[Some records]
● ● ● ●
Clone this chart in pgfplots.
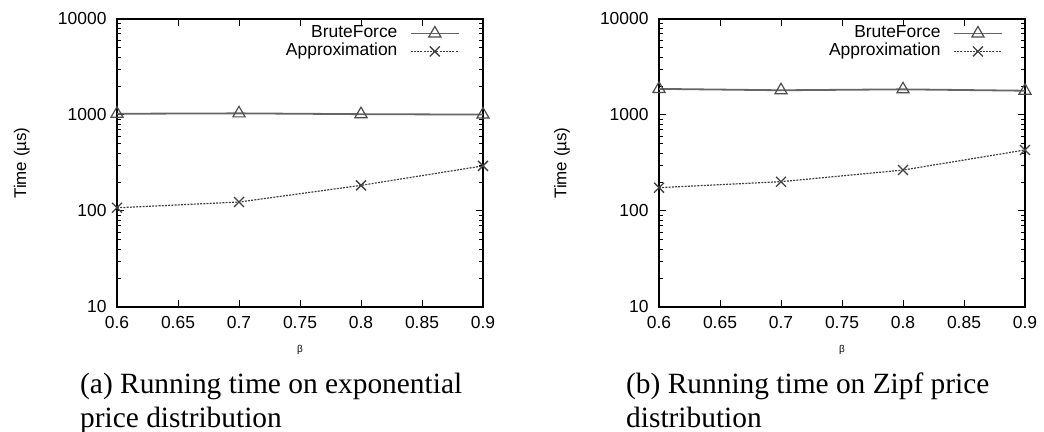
\documentclass[border=0pt]{standalone}
\usepackage{fontspec}
\setmainfont{Liberation Sans}
\newfontfamily\capfont{Liberation Serif}
\usepackage{pgfplots}
\pgfplotsset{compat=1.18}
\begin{document}
\begin{tikzpicture}
\useasboundingbox (0bp,0bp) rectangle (1044bp,432bp);
\begin{axis}[at={(117bp,125bp)}, anchor=south west,
    scale only axis, width=366bp, height=288bp,
    ymode=log,
    xmin=0.6, xmax=0.9, ymin=10, ymax=10000,
    xtick={0.6,0.65,0.7,0.75,0.8,0.85,0.9},
    xticklabels={0.6,0.65,0.7,0.75,0.8,0.85,0.9},
    ytick={10,100,1000,10000},
    yticklabels={10,100,1000,10000},
    /pgf/number format/assume math mode=true,
    tick align=inside, tick pos=both,
    major tick length=7bp, minor tick length=4bp,
    axis line style={line width=1.5bp},
    tick style={black, line width=1bp},
    tick label style={font=\fontsize{17.5}{20}\selectfont},
    xticklabel style={yshift=-6bp},
    yticklabel style={xshift=-7bp},
    ylabel={Time (µs)},
    ylabel style={at={(axis description cs:-0.26,0.5)}, anchor=center, font=\fontsize{17}{20}\selectfont},
    xlabel={β},
    xlabel style={at={(axis description cs:0.5,-0.15)}, anchor=center, font=\fontsize{10}{12}\selectfont},
    legend style={draw=none, fill=none, at={(axis description cs:0.937,0.98)}, anchor=north east,
      font=\fontsize{17.5}{20}\selectfont, row sep=1bp, column sep=12bp, inner sep=0bp,
      nodes={inner sep=0.5bp, text height=12.5bp, text depth=3.5bp}},
    legend cell align=right,
    legend plot pos=right,
  legend image code/.code={\draw[mark repeat=2,mark phase=2,#1] plot coordinates {(0bp,0bp) (24bp,0bp) (48bp,0bp)};}]
\addplot[black!60, line width=1.8bp, mark=triangle, mark size=7bp, mark options={solid, line width=1.2bp, black!70}] coordinates {(0.6,1030) (0.7,1040) (0.8,1020) (0.9,1010)};
\addlegendentry{BruteForce}
\addplot[black!75, line width=1.2bp, dash pattern=on 2bp off 1.2bp, mark=x, mark size=7bp, mark options={solid, line width=1.3bp, black!75}] coordinates {(0.6,108) (0.7,124) (0.8,185) (0.9,295)};
\addlegendentry{Approximation}
\end{axis}
\begin{axis}[at={(659bp,125bp)}, anchor=south west,
    scale only axis, width=366bp, height=288bp,
    ymode=log,
    xmin=0.6, xmax=0.9, ymin=10, ymax=10000,
    xtick={0.6,0.65,0.7,0.75,0.8,0.85,0.9},
    xticklabels={0.6,0.65,0.7,0.75,0.8,0.85,0.9},
    ytick={10,100,1000,10000},
    yticklabels={10,100,1000,10000},
    /pgf/number format/assume math mode=true,
    tick align=inside, tick pos=both,
    major tick length=7bp, minor tick length=4bp,
    axis line style={line width=1.5bp},
    tick style={black, line width=1bp},
    tick label style={font=\fontsize{17.5}{20}\selectfont},
    xticklabel style={yshift=-6bp},
    yticklabel style={xshift=-7bp},
    ylabel={Time (µs)},
    ylabel style={at={(axis description cs:-0.265,0.5)}, anchor=center, font=\fontsize{17}{20}\selectfont},
    xlabel={β},
    xlabel style={at={(axis description cs:0.5,-0.15)}, anchor=center, font=\fontsize{10}{12}\selectfont},
    legend style={draw=none, fill=none, at={(axis description cs:0.94,0.98)}, anchor=north east,
      font=\fontsize{17.5}{20}\selectfont, row sep=1bp, column sep=12bp, inner sep=0bp,
      nodes={inner sep=0.5bp, text height=12.5bp, text depth=3.5bp}},
    legend cell align=right,
    legend plot pos=right,
  legend image code/.code={\draw[mark repeat=2,mark phase=2,#1] plot coordinates {(0bp,0bp) (24bp,0bp) (48bp,0bp)};}]
\addplot[black!60, line width=1.8bp, mark=triangle, mark size=7bp, mark options={solid, line width=1.2bp, black!70}] coordinates {(0.6,1870) (0.7,1810) (0.8,1850) (0.9,1790)};
\addlegendentry{BruteForce}
\addplot[black!75, line width=1.2bp, dash pattern=on 2bp off 1.2bp, mark=x, mark size=7bp, mark options={solid, line width=1.3bp, black!75}] coordinates {(0.6,175) (0.7,202) (0.8,267) (0.9,432)};
\addlegendentry{Approximation}
\end{axis}
\begin{scope}[font=\capfont\fontsize{29.5}{34}\selectfont, every node/.style={inner sep=0pt}]
\node[anchor=base west] at (80bp,39bp) {(a) Running time on exponential};
\node[anchor=base west] at (80bp,5bp) {price distribution};
\node[anchor=base west] at (626bp,39bp) {(b) Running time on Zipf price};
\node[anchor=base west] at (626bp,5bp) {distribution};
\end{scope}
\end{tikzpicture}
\end{document}
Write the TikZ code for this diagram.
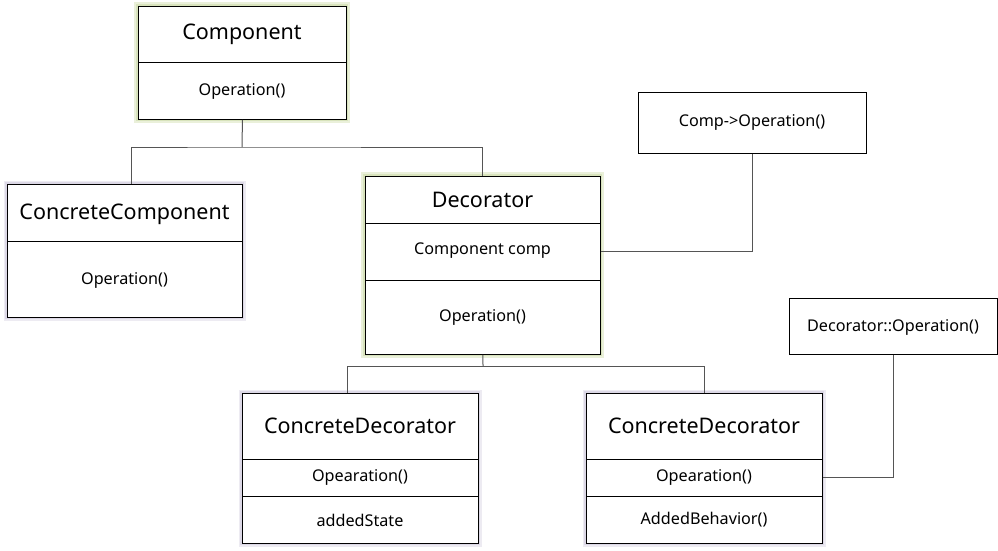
\documentclass[tikz,border=0pt]{standalone}
\usepackage{fontspec}
\setmainfont{Noto Sans}
\usetikzlibrary{positioning}
\definecolor{lineg}{HTML}{555555}
\definecolor{glowgreen}{HTML}{D8E3BC}
\definecolor{glowpurple}{HTML}{DCD8E6}
\tikzset{
  box/.style={draw=black, line width=0.9pt, fill=white, anchor=north west, inner sep=0pt},
  glowg/.style={draw=glowgreen!55, line width=8pt, postaction={draw=glowgreen, line width=4.5pt}},
  glowp/.style={draw=glowpurple!50, line width=7pt, postaction={draw=glowpurple, line width=3.5pt}},
  title/.style={font=\fontsize{21.5}{25}\selectfont, inner sep=0pt},
  body/.style={font=\fontsize{16.2}{19}\selectfont, inner sep=0pt},
  conn/.style={draw=lineg, line width=1pt},
  sep/.style={draw=black, line width=0.8pt}
}
\newcommand{\umlbox}[6]{% name, x1, y1, x2, y2, glowstyle
  \draw[#6] (#2,#3) rectangle (#4,#5);
  \node[box, minimum width=#4-#2, minimum height=#5-#3] (#1) at (#2,#3) {};
}
\begin{document}
\begin{tikzpicture}[x=1pt,y=-1pt]
\useasboundingbox (0,0) rectangle (998,550);
\fill[white] (0,0) rectangle (998,550);

% Component
\umlbox{comp}{138}{6}{346}{119}{glowg}
\draw[sep] (138,62) -- (346,62);
\node[title] (compT) at (242,34) {Component};
\node[body] (compO) at (242,91) {Operation()};

% ConcreteComponent
\umlbox{ccomp}{7}{184}{242}{317}{glowp}
\draw[sep] (7,241) -- (242,241);
\node[title] (ccompT) at (124.5,214) {ConcreteComponent};
\node[body] (ccompO) at (124.5,280) {Operation()};

% Decorator
\umlbox{dec}{365}{176}{600}{354}{glowg}
\draw[sep] (365,223) -- (600,223);
\draw[sep] (365,280) -- (600,280);
\node[title] (decT) at (482.5,200) {Decorator};
\node[body] (decA) at (482.5,251) {Component comp};
\node[body] (decO) at (482.5,317) {Operation()};

% Notes
\node[box, minimum width=228, minimum height=61] (note1) at (638,92) {};
\node[body] (note1T) at (752,122) {Comp->Operation()};
\node[box, minimum width=208, minimum height=56] (note2) at (789,298) {};
\node[body] (note2T) at (893,327) {Decorator::Operation()};

% ConcreteDecorator 1
\umlbox{cd1}{242}{393}{478}{543}{glowp}
\draw[sep] (242,459) -- (478,459);
\draw[sep] (242,496) -- (478,496);
\node[title] (cd1T) at (360,426) {ConcreteDecorator};
\node[body] (cd1O) at (360,477) {Opearation()};
\node[body] (cd1A) at (360,520) {addedState};

% ConcreteDecorator 2
\umlbox{cd2}{586}{393}{822}{543}{glowp}
\draw[sep] (586,459) -- (822,459);
\draw[sep] (586,496) -- (822,496);
\node[title] (cd2T) at (704,426) {ConcreteDecorator};
\node[body] (cd2O) at (704,477) {Opearation()};
\node[body] (cd2A) at (704,520) {AddedBehavior()};

% connectors
\coordinate (j1) at (242,147);
\draw[conn] (comp.south) -- (j1);
\draw[conn] (ccomp.north -| 131,0) |- (j1) -| (dec.north);
\coordinate (j2) at (483,366);
\draw[conn] (dec.south) -- (j2);
\draw[conn] (cd1.north -| 347,0) |- (j2) -| (cd2.north);
\draw[conn] (dec.east |- decA) -| (note1.south);
\draw[conn] (cd2.east |- cd2O) -| (note2.south);
\end{tikzpicture}
\end{document}
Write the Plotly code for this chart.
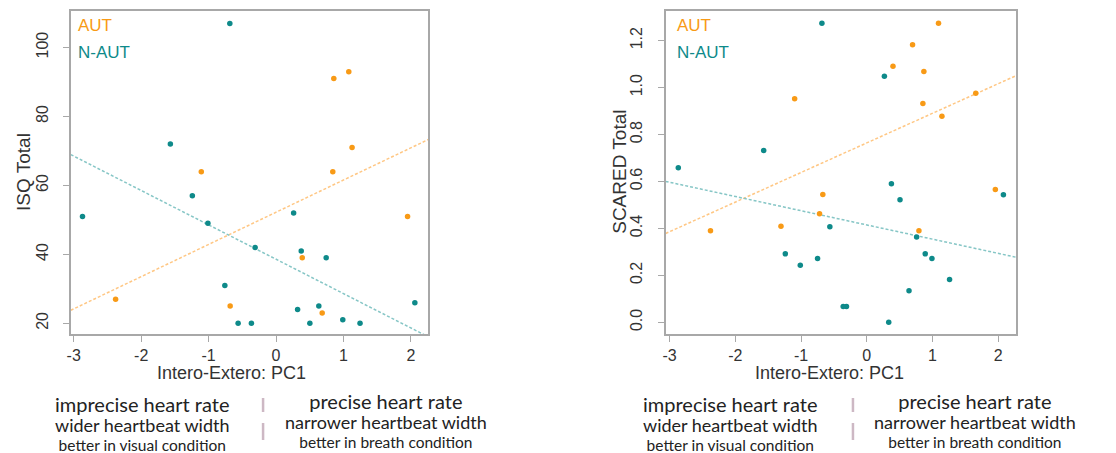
import numpy as np
import plotly.graph_objects as go

# ---------------- data ----------------
aut_x_isq = [-2.379, -1.108, -0.680, 0.389, 0.685, 0.857, 1.079, 0.842, 1.128, 1.951]
aut_y_isq = [27, 64, 25, 39, 23, 91, 93, 64, 71, 51]
naut_x_isq = [-2.87, -0.685, -1.567, -1.241, -1.010, -0.759, -0.562, -0.365, -0.310,
              0.261, 0.374, 0.320, 0.502, 0.635, 0.744, 0.990, 1.246, 2.059]
naut_y_isq = [51, 107, 72, 57, 49, 31, 20, 20, 42, 52, 41, 24, 20, 25, 39, 21, 20, 26]

aut_x_scared = [-2.378, -1.097, -1.305, -0.718, -0.668, 0.400, 0.698, 0.870, 0.855,
                1.093, 1.145, 0.795, 1.660, 1.958]
aut_y_scared = [0.390, 0.952, 0.409, 0.462, 0.545, 1.091, 1.182, 1.068, 0.932,
                1.274, 0.878, 0.390, 0.976, 0.566]
naut_x_scared = [-2.868, -0.682, -1.568, -1.239, -1.011, -0.748, -0.561, -0.358, -0.308,
                 0.269, 0.376, 0.507, 0.335, 0.644, 0.760, 0.891, 0.993, 1.261, 2.081]
naut_y_scared = [0.658, 1.274, 0.732, 0.292, 0.243, 0.272, 0.407, 0.067, 0.067,
                 1.048, 0.590, 0.522, 0.000, 0.135, 0.363, 0.292, 0.272, 0.182, 0.543]

x_ticks = [-3, -2, -1, 0, 1, 2]
x_tick_labels = ["-3", "-2", "-1", "0", "1", "2"]
isq_ticks = [20, 40, 60, 80, 100]
scared_ticks = [0.0, 0.2, 0.4, 0.6, 0.8, 1.0, 1.2]

group_labels = ["AUT", "N-AUT"]
x_title = "Intero-Extero: PC1"
y_titles = ["ISQ Total", "SCARED Total"]
left_lines = ["imprecise heart rate", "wider heartbeat width", "better in visual condition"]
right_lines = ["precise heart rate", "narrower heartbeat width", "better in breath condition"]

# ---------------- style ----------------
W, H = 1116, 453
ORANGE = "#F89A16"
TEAL = "#0E8A8A"
ORANGE_L = "#FFC784"
TEAL_L = "#86C6C6"
FRAME = "#A8A8A8"
AXFONT = "Liberation Sans"
TXFONT = "Lato"

def px(x):
    return x / W

def py(y):
    return 1 - y / H

xr1 = [-3.044, 2.261]
yr1 = [16.9, 110.6]
xr2 = [-3.061, 2.278]
yr2 = [-0.0496, 1.326]

fig = go.Figure()

def add_panel(xa, ya, xname, yname, xr):
    coef_a = np.polyfit(xa[0], xa[1], 1)
    coef_n = np.polyfit(ya[0], ya[1], 1)
    xs = np.array(xr)
    fig.add_trace(go.Scatter(x=xs, y=np.polyval(coef_a, xs), mode="lines",
                             line=dict(color=ORANGE_L, width=1.5, dash="3px,2px"),
                             xaxis=xname, yaxis=yname, showlegend=False, hoverinfo="skip"))
    fig.add_trace(go.Scatter(x=xs, y=np.polyval(coef_n, xs), mode="lines",
                             line=dict(color=TEAL_L, width=1.5, dash="3px,2px"),
                             xaxis=xname, yaxis=yname, showlegend=False, hoverinfo="skip"))
    fig.add_trace(go.Scatter(x=ya[0], y=ya[1], mode="markers",
                             marker=dict(color=TEAL, size=5.5),
                             xaxis=xname, yaxis=yname, showlegend=False))
    fig.add_trace(go.Scatter(x=xa[0], y=xa[1], mode="markers",
                             marker=dict(color=ORANGE, size=5.5),
                             xaxis=xname, yaxis=yname, showlegend=False))

add_panel((aut_x_isq, aut_y_isq), (naut_x_isq, naut_y_isq), "x", "y", xr1)
add_panel((aut_x_scared, aut_y_scared), (naut_x_scared, naut_y_scared), "x2", "y2", xr2)

axis_common = dict(showgrid=False, zeroline=False, showline=True, mirror=True,
                   linecolor=FRAME, linewidth=1.5, ticks="outside", ticklen=6,
                   tickcolor=FRAME, tickwidth=1.2,
                   tickfont=dict(family=AXFONT, size=16, color="#333333"))

ydom = [py(334), py(11)]
fig.update_layout(
    width=W, height=H,
    margin=dict(l=0, r=0, t=0, b=0),
    paper_bgcolor="white", plot_bgcolor="white",
    xaxis=dict(domain=[px(67), px(426)], range=xr1, tickvals=x_ticks, ticktext=x_tick_labels,
               anchor="y", **axis_common),
    yaxis=dict(domain=ydom, range=yr1, tickvals=isq_ticks, tickangle=-90, anchor="x",
               ticklabelstandoff=9, **axis_common),
    xaxis2=dict(domain=[px(664), px(1016)], range=xr2, tickvals=x_ticks, ticktext=x_tick_labels,
                anchor="y2", **axis_common),
    yaxis2=dict(domain=ydom, range=yr2, tickvals=scared_ticks, tickformat=".1f",
                tickangle=-90, anchor="x2", ticklabelstandoff=9, **axis_common),
)

ann = []
def text(x, y, s, size, color="#222222", family=TXFONT, angle=0, xanchor="center", yanchor="middle"):
    ann.append(dict(x=px(x), y=py(y), xref="paper", yref="paper", text=s, showarrow=False,
                    xanchor=xanchor, yanchor=yanchor, textangle=angle,
                    font=dict(family=family, size=size, color=color)))

# group labels
for x0 in (72, 673):
    text(x0, 26, group_labels[0], 17, ORANGE, AXFONT, xanchor="left")
    text(x0, 52, group_labels[1], 17, TEAL, AXFONT, xanchor="left")

# axis titles
text(228, 373, x_title, 18, "#333333", AXFONT)
text(828, 373, x_title, 18, "#333333", AXFONT)
text(20, 172, y_titles[0], 19, "#333333", AXFONT, angle=-90)
text(618, 172, y_titles[1], 19, "#333333", AXFONT, angle=-90)

# bottom descriptions (one multi-line text block per side)
def block(lines):
    sizes = (20, 18, 15.5)
    return "<br>".join(f"<span style='font-size:{s}px'>{t}</span>" for t, s in zip(lines, sizes))

for cx_l, cx_r in ((138, 383), (729, 974)):
    text(cx_l, 423, block(left_lines), 15)
    text(cx_r, 420, block(right_lines), 15)

fig.update_layout(annotations=ann)

shapes = []
for sx in (260, 852):
    for (a, b) in ((398, 412), (423, 440)):
        shapes.append(dict(type="line", xref="paper", yref="paper",
                           x0=px(sx), x1=px(sx), y0=py(a), y1=py(b),
                           line=dict(color="#CDB8C4", width=2.5)))
fig.update_layout(shapes=shapes)

fig.write_html("out.html")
● ● ● ●
Beginning with the line above that contains "Write the Plotly code for this chart." and ending with the line that contains "21, 20, 26]", quote each line exactly, keeping out the pictures.

§ Response for this exercise
Write the Plotly code for this chart.
import numpy as np
import plotly.graph_objects as go

# ---------------- data ----------------
aut_x_isq = [-2.379, -1.108, -0.680, 0.389, 0.685, 0.857, 1.079, 0.842, 1.128, 1.951]
aut_y_isq = [27, 64, 25, 39, 23, 91, 93, 64, 71, 51]
naut_x_isq = [-2.87, -0.685, -1.567, -1.241, -1.010, -0.759, -0.562, -0.365, -0.310,
              0.261, 0.374, 0.320, 0.502, 0.635, 0.744, 0.990, 1.246, 2.059]
naut_y_isq = [51, 107, 72, 57, 49, 31, 20, 20, 42, 52, 41, 24, 20, 25, 39, 21, 20, 26]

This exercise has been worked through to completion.